+++ GIVEN RECORDS

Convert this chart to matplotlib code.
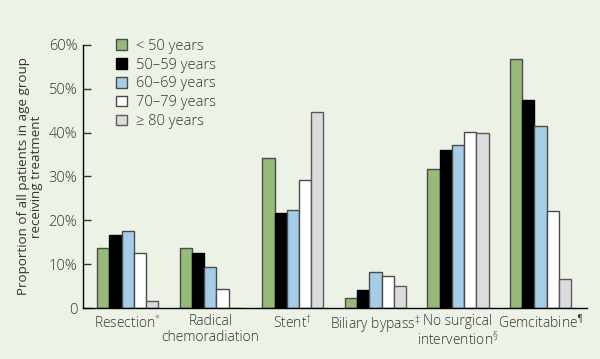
import numpy as np
import matplotlib
matplotlib.use("Agg")
import matplotlib.pyplot as plt
from matplotlib.patches import Patch

categories = ["Resection$^{*}$", "Radical\nchemoradiation", "Stent$^{\u2020}$",
              "Biliary bypass$^{\u2021}$", "No surgical\nintervention$^{\u00a7}$",
              "Gemcitabine$^{\u00b6}$"]
age_groups = ["< 50 years", "50\u201359 years", "60\u201369 years",
              "70\u201379 years", "\u2265 80 years"]

lt50 = [13.6, 13.6, 34.2, 2.3, 31.8, 56.8]
a50_59 = [16.6, 12.5, 21.7, 4.1, 36.1, 47.4]
a60_69 = [17.6, 9.4, 22.4, 8.2, 37.2, 41.4]
a70_79 = [12.5, 4.3, 29.2, 7.4, 40.1, 22.1]
ge80 = [1.6, 0.0, 44.8, 5.1, 39.8, 6.6]

series = [lt50, a50_59, a60_69, a70_79, ge80]
colors = ["#96bb78", "#000000", "#a6cde8", "#ffffff", "#dcdcde"]
edges = ["#4a4a4a", "#000000", "#4a4a4a", "#4a4a4a", "#5a5a5a"]

bg = "#edf2e6"
txt = "#333333"
plt.rcParams['font.family'] = ['Open Sans', 'DejaVu Sans']
plt.rcParams['font.weight'] = 'light'
plt.rcParams['mathtext.fontset'] = 'custom'
plt.rcParams['mathtext.rm'] = 'DejaVu Sans'
plt.rcParams['mathtext.it'] = 'DejaVu Sans'

fig = plt.figure(figsize=(6, 3.59), dpi=100, facecolor=bg)
ax = fig.add_axes([0.138, 0.142, 0.840, 0.733], facecolor=bg)

x = np.arange(len(categories))
w = 0.148
for i, vals in enumerate(series):
    ax.bar(x + (i - 2) * w, vals, width=w, color=colors[i], edgecolor=edges[i],
           linewidth=1.0, label=age_groups[i], zorder=2)

ax.set_xlim(-0.545, 5.56)
ax.set_ylim(0, 60)
ax.set_yticks([0, 10, 20, 30, 40, 50, 60])
ax.set_yticklabels(["0", "10%", "20%", "30%", "40%", "50%", "60%"])
ax.set_xticks(x)
ax.set_xticklabels(categories, linespacing=1.1)
ax.tick_params(axis='x', length=0, pad=4, labelsize=10, colors=txt)
ax.tick_params(axis='y', direction='in', length=6, width=1, pad=4,
               labelsize=10.5, colors=txt)
ax.spines['top'].set_visible(False)
ax.spines['right'].set_visible(False)
for s in ['left', 'bottom']:
    ax.spines[s].set_color('#000000')
    ax.spines[s].set_linewidth(1.0)

ax.set_ylabel("Proportion of all patients in age group\nreceiving treatment",
              fontsize=9.6, color=txt, labelpad=4, linespacing=1.05)

handles = [Patch(facecolor=colors[i], edgecolor=edges[i], linewidth=1.0)
           for i in range(5)]
leg = ax.legend(handles, age_groups, loc='upper left', bbox_to_anchor=(0.055, 1.045),
                frameon=False, fontsize=10.5, handlelength=0.75, handleheight=0.75,
                handletextpad=0.6, labelspacing=0.26, borderaxespad=0)
for t in leg.get_texts():
    t.set_color(txt)

fig.savefig("out.png", dpi=100, facecolor=bg)
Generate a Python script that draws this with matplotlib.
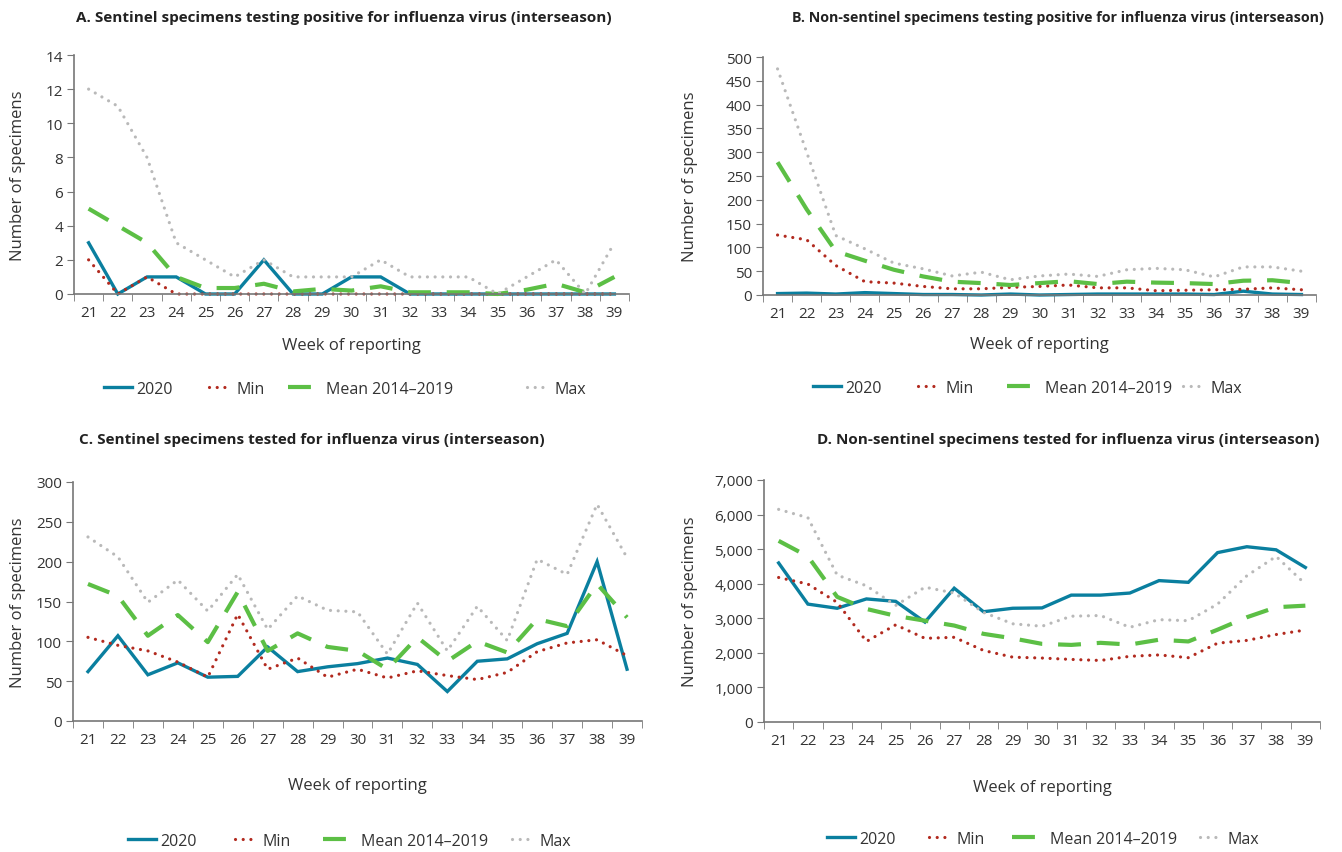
import matplotlib
matplotlib.use('Agg')
import matplotlib.pyplot as plt
from matplotlib.ticker import FuncFormatter, FixedLocator

plt.rcParams['font.family'] = ['Open Sans', 'DejaVu Sans']

weeks = list(range(21, 40))

# A. sentinel, positive
a_2020 = [3, 0, 1, 1, 0, 0, 2, 0, 0, 1, 1, 0, 0, 0, 0, 0, 0, 0, 0]
a_min = [2, 0, 1, 0, 0, 0, 0, 0, 0, 0, 0, 0, 0, 0, 0, 0, 0, 0, 0]
a_mean = [5, 4, 3, 1, 0.35, 0.35, 0.6, 0.15, 0.3, 0.2, 0.45, 0.1, 0.1, 0.1, 0, 0.25, 0.6, 0.1, 1.0]
a_max = [12, 11, 8, 3, 2, 1, 2, 1, 1, 1, 2, 1, 1, 1, 0, 1, 2, 0, 3]

# B. non-sentinel, positive
b_2020 = [3, 4, 2, 5, 3, 1, 1, 0, 2, 0, 1, 2, 2, 2, 2, 1, 8, 2, 1]
b_min = [126, 116, 62, 28, 25, 18, 13, 13, 16, 18, 21, 15, 15, 9, 10, 11, 12, 15, 11]
b_mean = [279, 180, 92, 72, 53, 39, 28, 25, 21, 25, 29, 23, 28, 26, 25, 23, 30, 31, 25]
b_max = [475, 300, 125, 97, 67, 55, 40, 48, 32, 40, 44, 39, 53, 56, 53, 38, 59, 59, 50]

# C. sentinel, tested
c_2020 = [62, 107, 58, 73, 55, 56, 93, 62, 68, 72, 79, 71, 37, 75, 78, 97, 110, 200, 65]
c_min = [105, 95, 88, 74, 55, 134, 65, 79, 55, 65, 54, 63, 57, 52, 61, 87, 98, 102, 82]
c_mean = [172, 157, 107, 133, 99, 162, 88, 110, 93, 88, 65, 105, 75, 100, 86, 128, 119, 172, 130]
c_max = [231, 206, 149, 177, 138, 184, 115, 157, 139, 137, 84, 148, 88, 144, 101, 203, 184, 272, 205]

# D. non-sentinel, tested
d_2020 = [4600, 3410, 3290, 3560, 3490, 2890, 3870, 3190, 3290, 3300, 3670, 3670, 3730, 4090, 4040, 4900, 5070, 4980, 4470]
d_min = [4180, 3990, 3460, 2330, 2810, 2420, 2450, 2070, 1875, 1850, 1810, 1780, 1900, 1940, 1860, 2280, 2360, 2530, 2660]
d_mean = [5240, 4790, 3620, 3270, 3070, 2930, 2790, 2550, 2420, 2260, 2230, 2290, 2240, 2380, 2330, 2670, 3030, 3320, 3365]
d_max = [6150, 5910, 4250, 3940, 3370, 3900, 3730, 3170, 2840, 2770, 3060, 3080, 2740, 2960, 2930, 3410, 4230, 4790, 3990]

labels = ['2020', 'Min', 'Mean 2014\u20132019', 'Max']
handle_len = [1.75, 1.45, 2.1, 1.45]

W, H = 1342, 853
fig = plt.figure(figsize=(W / 100, H / 100), dpi=100)


def rect(left, right, top, bottom):
    return [left / W, 1 - bottom / H, (right - left) / W, (bottom - top) / H]


def panel(r, series, ymax, ystep, title, title_xy, title_size, ylab_x, xlab_y, leg_y, leg_x,
          comma=False):
    ax = fig.add_axes(rect(*r))
    s2020, smin, smean, smax = series
    h1, = ax.plot(weeks, s2020, color='#0a7f9f', lw=2.4, solid_joinstyle='miter')
    h2, = ax.plot(weeks, smin, color='#b22a1f', lw=2.3, linestyle=(0, (0.01, 2.4)),
                  dash_capstyle='round')
    h3, = ax.plot(weeks, smean, color='#5cbf45', lw=3.0, linestyle=(0, (5.5, 3.8)))
    h4, = ax.plot(weeks, smax, color='#b9b9b9', lw=2.3, linestyle=(0, (0.01, 2.4)),
                  dash_capstyle='round')
    ax.set_xlim(20.5, 39.5)
    ax.set_ylim(0, ymax)
    ax.set_yticks([v * ystep for v in range(int(ymax / ystep) + 1)])
    if comma:
        ax.yaxis.set_major_formatter(FuncFormatter(lambda v, p: '{:,.0f}'.format(v)))
    ax.set_xticks(weeks)
    ax.xaxis.set_minor_locator(FixedLocator([w - 0.5 for w in range(21, 41)]))
    ax.tick_params(axis='x', which='major', length=0, pad=8, labelsize=11, labelcolor='#333333')
    ax.tick_params(axis='x', which='minor', length=5, color='#777777', direction='out')
    ax.tick_params(axis='y', length=5, color='#777777', labelsize=11, labelcolor='#333333', pad=3)
    for side in ['top', 'right']:
        ax.spines[side].set_visible(False)
    for side in ['left', 'bottom']:
        ax.spines[side].set_color('#777777')
        ax.spines[side].set_linewidth(1.2)
    for ln in (h1, h2, h3, h4):
        ln.set_clip_on(False)
    fig.text(title_xy[0] / W, 1 - title_xy[1] / H, title, fontsize=title_size, fontweight='bold',
             color='#222222', va='center', ha='left')
    fig.text(ylab_x / W, 1 - (r[2] + r[3]) / 2 / H, 'Number of specimens', rotation=90,
             fontsize=12, color='#333333', va='center', ha='center')
    fig.text((r[0] + r[1]) / 2 / W, 1 - xlab_y / H, 'Week of reporting',
             fontsize=12, color='#333333', va='center', ha='center')
    handles = [h1, h2, h3, h4]
    for h, lab, x, hl in zip(handles, labels, leg_x, handle_len):
        fig.legend([h], [lab], loc='center left', bbox_to_anchor=(x / W, 1 - leg_y / H),
                   frameon=False, fontsize=11.5, handlelength=hl, handletextpad=0.3,
                   borderpad=0, borderaxespad=0, labelcolor='#333333')
    return ax


panel((74, 629, 56, 295), (a_2020, a_min, a_mean, a_max), 14, 2,
      'A. Sentinel specimens testing positive for influenza virus (interseason)',
      (76, 18), 11, 18, 346, 390, (104, 209, 288, 527))
panel((763, 1316, 58, 296), (b_2020, b_min, b_mean, b_max), 500, 50,
      'B. Non-sentinel specimens testing positive for influenza virus (interseason)',
      (792, 18), 10.3, 690, 345, 389, (813, 918, 1007, 1183))
panel((73, 642, 483, 722), (c_2020, c_min, c_mean, c_max), 300, 50,
      'C. Sentinel specimens tested for influenza virus (interseason)',
      (79, 440), 11, 18, 786, 842, (128, 235, 323, 512))
panel((764, 1320, 481, 723), (d_2020, d_min, d_mean, d_max), 7000, 1000,
      'D. Non-sentinel specimens tested for influenza virus (interseason)',
      (817, 440), 11, 690, 788, 840, (827, 929, 1012, 1200), comma=True)

fig.savefig('out.png', dpi=100, facecolor='white')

++++++

Print the line above containing "Generate a Python", the line containing "184, 272, 205]", and everything between them, exactly as written. Pictures stay out.

# OUTPUT FOR THIS TASK
Generate a Python script that draws this with matplotlib.
import matplotlib
matplotlib.use('Agg')
import matplotlib.pyplot as plt
from matplotlib.ticker import FuncFormatter, FixedLocator

plt.rcParams['font.family'] = ['Open Sans', 'DejaVu Sans']

weeks = list(range(21, 40))

# A. sentinel, positive
a_2020 = [3, 0, 1, 1, 0, 0, 2, 0, 0, 1, 1, 0, 0, 0, 0, 0, 0, 0, 0]
a_min = [2, 0, 1, 0, 0, 0, 0, 0, 0, 0, 0, 0, 0, 0, 0, 0, 0, 0, 0]
a_mean = [5, 4, 3, 1, 0.35, 0.35, 0.6, 0.15, 0.3, 0.2, 0.45, 0.1, 0.1, 0.1, 0, 0.25, 0.6, 0.1, 1.0]
a_max = [12, 11, 8, 3, 2, 1, 2, 1, 1, 1, 2, 1, 1, 1, 0, 1, 2, 0, 3]

# B. non-sentinel, positive
b_2020 = [3, 4, 2, 5, 3, 1, 1, 0, 2, 0, 1, 2, 2, 2, 2, 1, 8, 2, 1]
b_min = [126, 116, 62, 28, 25, 18, 13, 13, 16, 18, 21, 15, 15, 9, 10, 11, 12, 15, 11]
b_mean = [279, 180, 92, 72, 53, 39, 28, 25, 21, 25, 29, 23, 28, 26, 25, 23, 30, 31, 25]
b_max = [475, 300, 125, 97, 67, 55, 40, 48, 32, 40, 44, 39, 53, 56, 53, 38, 59, 59, 50]

# C. sentinel, tested
c_2020 = [62, 107, 58, 73, 55, 56, 93, 62, 68, 72, 79, 71, 37, 75, 78, 97, 110, 200, 65]
c_min = [105, 95, 88, 74, 55, 134, 65, 79, 55, 65, 54, 63, 57, 52, 61, 87, 98, 102, 82]
c_mean = [172, 157, 107, 133, 99, 162, 88, 110, 93, 88, 65, 105, 75, 100, 86, 128, 119, 172, 130]
c_max = [231, 206, 149, 177, 138, 184, 115, 157, 139, 137, 84, 148, 88, 144, 101, 203, 184, 272, 205]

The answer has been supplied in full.